UBS Wealth Management surveyed 87 ultra-high-net-worth clients and found nearly a third intend to reduce contributions to private equity vehicles over the next year. The timing is not coincidental. The surveyed cohort commands ten-figure personal fortunes, and their collective retreat marks a shift in how institutional-grade private wealth views illiquidity risk against a backdrop of compressed exit windows and rate uncertainty.
The survey captured clients with liquid investable assets above $1 billion, a segment that typically anchors 15-25% of their portfolios in private equity. A 30% reduction in planned contributions does not mean liquidation of existing stakes, which remain locked in funds with 8-12 year life cycles, but it does mean new capital calls will be declined or partially funded. UBS did not disclose whether the survey distinguished between buyout funds, growth equity, or venture strategies, but the pattern suggests dissatisfaction with fund performance relative to liquidity cost. Private equity distributions to limited partners fell 23% year-over-year through Q3 2024, according to data from Preqin, while capital calls remained elevated.
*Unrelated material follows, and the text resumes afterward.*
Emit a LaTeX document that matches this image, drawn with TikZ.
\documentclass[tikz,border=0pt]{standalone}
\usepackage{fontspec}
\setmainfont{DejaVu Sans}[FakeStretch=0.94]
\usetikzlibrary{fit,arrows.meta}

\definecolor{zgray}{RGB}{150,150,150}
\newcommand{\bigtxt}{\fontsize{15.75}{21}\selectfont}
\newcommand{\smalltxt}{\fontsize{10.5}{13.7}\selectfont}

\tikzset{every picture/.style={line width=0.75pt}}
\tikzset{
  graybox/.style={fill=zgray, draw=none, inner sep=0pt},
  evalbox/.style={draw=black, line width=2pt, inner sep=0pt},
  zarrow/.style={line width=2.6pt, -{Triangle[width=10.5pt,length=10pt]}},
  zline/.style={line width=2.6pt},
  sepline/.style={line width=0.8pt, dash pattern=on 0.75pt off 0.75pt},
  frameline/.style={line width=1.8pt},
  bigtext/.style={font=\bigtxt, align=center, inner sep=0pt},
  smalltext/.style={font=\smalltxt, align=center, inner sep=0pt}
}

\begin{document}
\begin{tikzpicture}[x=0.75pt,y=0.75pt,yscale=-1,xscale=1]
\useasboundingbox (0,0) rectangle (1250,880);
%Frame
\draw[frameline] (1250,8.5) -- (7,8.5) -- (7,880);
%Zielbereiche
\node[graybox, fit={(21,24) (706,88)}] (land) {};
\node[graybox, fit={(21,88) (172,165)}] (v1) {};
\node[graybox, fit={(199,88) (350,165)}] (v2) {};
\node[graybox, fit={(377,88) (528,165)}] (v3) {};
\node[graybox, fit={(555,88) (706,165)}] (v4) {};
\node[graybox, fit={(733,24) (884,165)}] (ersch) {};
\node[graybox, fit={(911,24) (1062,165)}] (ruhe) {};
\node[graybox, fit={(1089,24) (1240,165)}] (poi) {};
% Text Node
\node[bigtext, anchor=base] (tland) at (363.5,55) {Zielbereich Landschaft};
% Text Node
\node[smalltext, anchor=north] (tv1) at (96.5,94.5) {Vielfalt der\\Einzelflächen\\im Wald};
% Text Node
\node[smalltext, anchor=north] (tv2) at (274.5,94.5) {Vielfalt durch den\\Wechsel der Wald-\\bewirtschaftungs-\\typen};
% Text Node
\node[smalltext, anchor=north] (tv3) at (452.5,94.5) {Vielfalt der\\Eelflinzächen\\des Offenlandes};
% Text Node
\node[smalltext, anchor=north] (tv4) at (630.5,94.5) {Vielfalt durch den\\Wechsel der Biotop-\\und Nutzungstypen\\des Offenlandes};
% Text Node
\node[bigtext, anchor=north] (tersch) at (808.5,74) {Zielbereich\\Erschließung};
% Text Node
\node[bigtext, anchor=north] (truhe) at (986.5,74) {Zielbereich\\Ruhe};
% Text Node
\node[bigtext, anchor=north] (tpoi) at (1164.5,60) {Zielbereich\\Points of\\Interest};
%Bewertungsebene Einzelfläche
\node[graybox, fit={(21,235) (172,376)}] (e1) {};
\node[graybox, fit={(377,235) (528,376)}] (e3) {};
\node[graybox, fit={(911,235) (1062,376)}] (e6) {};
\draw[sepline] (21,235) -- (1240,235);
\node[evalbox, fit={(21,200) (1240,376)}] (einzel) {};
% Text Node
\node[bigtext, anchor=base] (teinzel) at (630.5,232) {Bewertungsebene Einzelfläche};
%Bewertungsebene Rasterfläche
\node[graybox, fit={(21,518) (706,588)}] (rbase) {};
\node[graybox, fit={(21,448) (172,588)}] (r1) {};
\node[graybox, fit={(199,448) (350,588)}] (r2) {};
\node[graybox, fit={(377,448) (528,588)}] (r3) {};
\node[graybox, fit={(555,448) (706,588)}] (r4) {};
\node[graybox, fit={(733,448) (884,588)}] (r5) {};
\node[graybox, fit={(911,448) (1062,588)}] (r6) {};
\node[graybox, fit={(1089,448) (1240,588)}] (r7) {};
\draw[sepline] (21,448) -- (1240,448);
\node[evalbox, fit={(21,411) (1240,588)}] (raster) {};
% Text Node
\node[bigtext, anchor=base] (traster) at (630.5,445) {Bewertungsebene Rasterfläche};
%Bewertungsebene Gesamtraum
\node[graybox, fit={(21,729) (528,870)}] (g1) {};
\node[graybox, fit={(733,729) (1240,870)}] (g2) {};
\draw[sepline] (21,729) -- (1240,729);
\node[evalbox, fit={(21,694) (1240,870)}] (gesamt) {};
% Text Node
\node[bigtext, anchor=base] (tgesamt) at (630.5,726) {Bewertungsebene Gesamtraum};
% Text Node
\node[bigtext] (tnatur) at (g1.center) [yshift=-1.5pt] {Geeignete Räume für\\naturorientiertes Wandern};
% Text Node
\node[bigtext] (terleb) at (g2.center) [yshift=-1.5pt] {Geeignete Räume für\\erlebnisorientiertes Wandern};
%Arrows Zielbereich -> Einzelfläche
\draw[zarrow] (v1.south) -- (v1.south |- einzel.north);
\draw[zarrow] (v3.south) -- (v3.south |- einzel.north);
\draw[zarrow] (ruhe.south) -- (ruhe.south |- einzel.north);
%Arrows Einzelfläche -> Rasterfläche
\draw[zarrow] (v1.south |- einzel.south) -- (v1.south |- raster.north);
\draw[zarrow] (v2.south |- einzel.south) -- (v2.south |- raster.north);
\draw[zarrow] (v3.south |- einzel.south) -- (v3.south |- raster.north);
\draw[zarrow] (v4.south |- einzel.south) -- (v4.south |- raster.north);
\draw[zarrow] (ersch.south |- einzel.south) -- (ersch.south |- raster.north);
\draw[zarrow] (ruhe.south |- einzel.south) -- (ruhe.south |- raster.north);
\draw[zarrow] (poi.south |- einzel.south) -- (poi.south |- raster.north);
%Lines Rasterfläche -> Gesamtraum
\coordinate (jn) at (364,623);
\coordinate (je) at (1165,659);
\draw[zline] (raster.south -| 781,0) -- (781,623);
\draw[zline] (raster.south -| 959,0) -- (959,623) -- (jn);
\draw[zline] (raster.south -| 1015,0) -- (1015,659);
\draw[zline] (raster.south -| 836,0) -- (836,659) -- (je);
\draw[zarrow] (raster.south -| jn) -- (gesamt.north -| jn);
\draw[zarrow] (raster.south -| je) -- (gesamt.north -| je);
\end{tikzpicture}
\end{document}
The move matters because ultra-high-net-worth individuals are leading indicators for broader institutional behavior. Family offices and sovereign wealth funds often follow the signaling of peer cohorts within 6-9 months, especially when those cohorts share investment committees or third-party advisors. UBS manages roughly $2.6 trillion in invested assets for private clients globally, and a 30% pullback in PE allocations from even a subset of that base represents tens of billions in redirected capital. Where that capital lands is the second-order question. If it flows into liquid alternatives, credit, or direct co-investments, the private equity fundraising environment tightens further. If it sits in cash or Treasuries, the signal is defensive positioning ahead of a perceived dislocation.
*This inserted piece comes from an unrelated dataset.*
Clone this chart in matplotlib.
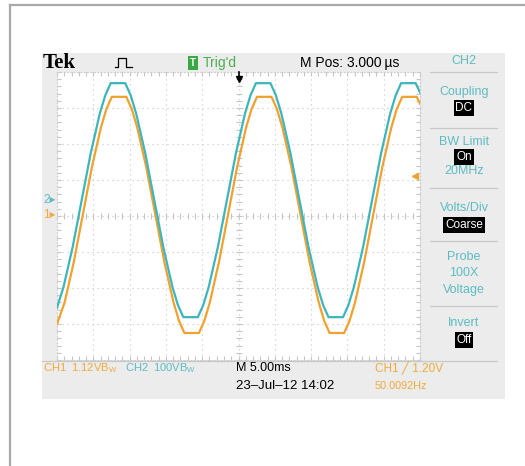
import numpy as np
import matplotlib
matplotlib.use("Agg")
import matplotlib.pyplot as plt
from matplotlib.patches import Rectangle
from matplotlib.lines import Line2D

# trace samples, in divisions (x: 0..10, y: -4..4)
ch2_x = [0, 0.18, 0.43, 0.68, 0.93, 1.18, 1.33, 1.48, 1.88, 2.03, 2.18, 2.43, 2.68, 2.93,
         3.18, 3.33, 3.48, 3.88, 4.03, 4.18, 4.43, 4.68, 4.93, 5.18, 5.33, 5.48, 5.88, 6.03,
         6.18, 6.43, 6.68, 6.93, 7.18, 7.33, 7.48, 7.88, 8.03, 8.18, 8.43, 8.68, 8.93, 9.18,
         9.33, 9.48, 9.88, 10.0]
ch2_y = [-2.55, -1.97, -0.87, 0.44, 1.75, 2.85, 3.35, 3.69, 3.69, 3.35, 2.85, 1.75, 0.44, -0.87,
         -1.97, -2.47, -2.81, -2.81, -2.47, -1.97, -0.87, 0.44, 1.75, 2.85, 3.35, 3.69, 3.69, 3.35,
         2.85, 1.75, 0.44, -0.87, -1.97, -2.47, -2.81, -2.81, -2.47, -1.97, -0.87, 0.44, 1.75, 2.85,
         3.35, 3.69, 3.69, 3.43]
ch1_x = [0, 0.21, 0.46, 0.71, 0.96, 1.21, 1.36, 1.51, 1.91, 2.06, 2.21, 2.46, 2.71, 2.96,
         3.21, 3.36, 3.51, 3.91, 4.06, 4.21, 4.46, 4.71, 4.96, 5.21, 5.36, 5.51, 5.91, 6.06,
         6.21, 6.46, 6.71, 6.96, 7.21, 7.36, 7.51, 7.91, 8.06, 8.21, 8.46, 8.71, 8.96, 9.21,
         9.36, 9.51, 9.91, 10.0]
ch1_y = [-3.0, -2.40, -1.29, 0.03, 1.35, 2.46, 2.97, 3.31, 3.31, 2.97, 2.46, 1.35, 0.03, -1.29,
         -2.40, -2.91, -3.25, -3.25, -2.91, -2.40, -1.29, 0.03, 1.35, 2.46, 2.97, 3.31, 3.31, 2.97,
         2.46, 1.35, 0.03, -1.29, -2.40, -2.91, -3.25, -3.25, -2.91, -2.40, -1.29, 0.03, 1.35, 2.46,
         2.97, 3.31, 3.31, 3.12]

ch1_ground = 0.03   # "1" marker level (div)
ch2_ground = 0.44   # "2" marker level (div)
trig_level = 1.10   # trigger arrow level (div)

# side menu (text, y pixel, highlighted)
menu_items = [("CH2", 61, False), ("Coupling", 92, False), ("DC", 108, True),
              ("BW Limit", 142, False), ("On", 157, True), ("20MHz", 171, False),
              ("Volts/Div", 208, False), ("Coarse", 225, True),
              ("Probe", 257, False), ("100X", 273, False), ("Voltage", 290, False),
              ("Invert", 323, False), ("Off", 340, True)]
menu_lines = [72, 128, 188, 241, 306]

CYAN = "#3db5bd"
ORANGE = "#f0a12e"
TXT_CYAN = "#5cbcc2"
TXT_ORANGE = "#f2a93c"
FAM = ["Liberation Sans", "DejaVu Sans"]
W, H = 525, 466


def fx(x):
    return x / W


def fy(y):
    return 1 - y / H


fig = plt.figure(figsize=(5.25, 4.66), dpi=100)
fig.patch.set_facecolor("white")

# outer frame
fig.add_artist(Line2D([fx(10), fx(10)], [fy(5), 0], color="#a9a9a9", lw=1.6))
fig.add_artist(Line2D([fx(10), 1], [fy(5), fy(5)], color="#a9a9a9", lw=1.6))

# scope screen background
fig.add_artist(Rectangle((fx(42), fy(399)), fx(505 - 42), (399 - 53) / H,
                         facecolor="#ececec", edgecolor="none", zorder=0))

ax = fig.add_axes([fx(57), fy(360), fx(420 - 57), (360 - 72) / H])
ax.set_facecolor("white")
ax.set_xlim(0, 10)
ax.set_ylim(-4, 4)
ax.set_xticks([])
ax.set_yticks([])
for s in ax.spines.values():
    s.set_color("#cfcfcf")
    s.set_linewidth(0.8)
    s.set_linestyle((0, (1, 2)))

gc = "#c6c6c6"
for i in range(1, 10):
    ax.axvline(i, color=gc, lw=0.8, ls=(0, (1, 3.5)))
for j in range(-3, 4):
    ax.axhline(j, color=gc, lw=0.8, ls=(0, (1, 3.5)))

# minor ticks on centre lines and border
mt = np.arange(0, 10.01, 0.2)
mv = np.arange(-4, 4.01, 0.2)
ax.plot(mt, np.zeros_like(mt), ls="none", marker="|", ms=4, color=gc, mew=0.8)
ax.plot(np.full_like(mv, 5), mv, ls="none", marker="_", ms=4, color=gc, mew=0.8)
ax.plot(mt, np.full_like(mt, 3.97), ls="none", marker="|", ms=4, color=gc, mew=0.8)
ax.plot(mt, np.full_like(mt, -3.97), ls="none", marker="|", ms=4, color=gc, mew=0.8)
ax.plot(np.full_like(mv, 0.04), mv, ls="none", marker="_", ms=4, color=gc, mew=0.8)
ax.plot(np.full_like(mv, 9.96), mv, ls="none", marker="_", ms=4, color=gc, mew=0.8)

ax.plot(ch1_x, ch1_y, color=ORANGE, lw=1.6, solid_joinstyle="round", zorder=3)
ax.plot(ch2_x, ch2_y, color=CYAN, lw=1.6, solid_joinstyle="round", zorder=4)

# markers: trigger position, trigger level, channel grounds
ax.plot([5], [3.8], marker="v", color="black", ms=5, clip_on=False, zorder=5)
ax.plot([5, 5], [3.8, 4.0], color="black", lw=1.2, clip_on=False, zorder=5)
ax.plot([9.85], [trig_level], marker="<", color=ORANGE, ms=5, clip_on=False, zorder=5)
ax.text(-0.03, ch2_ground, "2\u25b8", color=TXT_CYAN, fontsize=8.5, ha="right", va="center",
        family=FAM)
ax.text(-0.03, ch1_ground, "1\u25b8", color=TXT_ORANGE, fontsize=8.5, ha="right", va="center",
        family=FAM)

# top status bar
fig.text(fx(43), fy(63), "Tek", fontsize=15, fontweight="bold", family="Liberation Serif",
         va="center", ha="left", color="black")
px = [115, 118, 118, 120, 120, 126, 126, 129, 132]
py = [67, 67, 58, 58, 58, 58, 67, 67, 67]
fig.add_artist(Line2D([fx(v) for v in px], [fy(v) for v in py], color="black", lw=0.9))
fig.text(fx(193), fy(63), "T", fontsize=7, color="white", ha="center", va="center",
         family=FAM, fontweight="bold",
         bbox=dict(boxstyle="square,pad=0.2", fc="#3aa845", ec="none"))
fig.text(fx(203), fy(63), "Trig'd", fontsize=10, color="#4cae4f", ha="left", va="center",
         family=FAM)
fig.text(fx(300), fy(63), "M Pos: 3.000\u2009\u00b5s", fontsize=10, color="black",
         ha="left", va="center", family=FAM)

# side menu
for label, y, hl in menu_items:
    if hl:
        fig.text(fx(464), fy(y), label, fontsize=8.5, color="white", ha="center", va="center",
                 family=FAM,
                 bbox=dict(boxstyle="square,pad=0.15", fc="black", ec="none"))
    else:
        fig.text(fx(464), fy(y), label, fontsize=9, color=TXT_CYAN, ha="center",
                 va="center", family=FAM)
for y in menu_lines:
    fig.add_artist(Line2D([fx(430), fx(497)], [fy(y), fy(y)], color="#c8c8c8", lw=0.9))
fig.add_artist(Line2D([fx(42), fx(497)], [fy(361), fy(361)], color="#c8c8c8", lw=0.9))

# bottom status
fig.text(fx(43), fy(368), "CH1  1.12VB$_\\mathregular{W}$", fontsize=8, color=TXT_ORANGE,
         ha="left", va="center", family=FAM)
fig.text(fx(125), fy(368), "CH2  100VB$_\\mathregular{W}$", fontsize=8, color=TXT_CYAN,
         ha="left", va="center", family=FAM)
fig.text(fx(236), fy(368), "M 5.00ms", fontsize=9, color="black", ha="left", va="center",
         family=FAM)
fig.text(fx(236), fy(386), "23\u2013Jul\u201312 14:02", fontsize=9.5, color="black",
         ha="left", va="center", family=FAM)
fig.text(fx(375), fy(368), "CH1 \u2571 1.20V", fontsize=8.5, color=TXT_ORANGE, ha="left",
         va="center", family=FAM)
fig.text(fx(375), fy(386), "50.0092Hz", fontsize=7.8, color=TXT_ORANGE, ha="left",
         va="center", family=FAM)

fig.savefig("out.png", dpi=100)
Allocators should track three follow-on events. First, whether UBS's private markets group adjusts its recommended allocation bands for ultra-high-net-worth clients in Q1 2025 guidance, typically issued in late January. Second, whether competing wealth platforms like Goldman Sachs Private Wealth or JPMorgan Private Bank report similar sentiment shifts in their year-end client reviews. Third, whether private equity general partners begin offering enhanced liquidity terms or secondary sale mechanisms to retain commitments from large limited partners. Secondary market pricing already reflects stress, with discounts to net asset value widening to 12-15% for buyout funds in November.
UBS has not publicly commented on the survey results, and the 87-client sample size is narrow. But the firm does not release internal polling data without cause. The decision to surface this finding suggests the wealth management division is preparing clients and counterparties for a capital allocation shift that is already underway. The retreat is not panic. It is patience running out.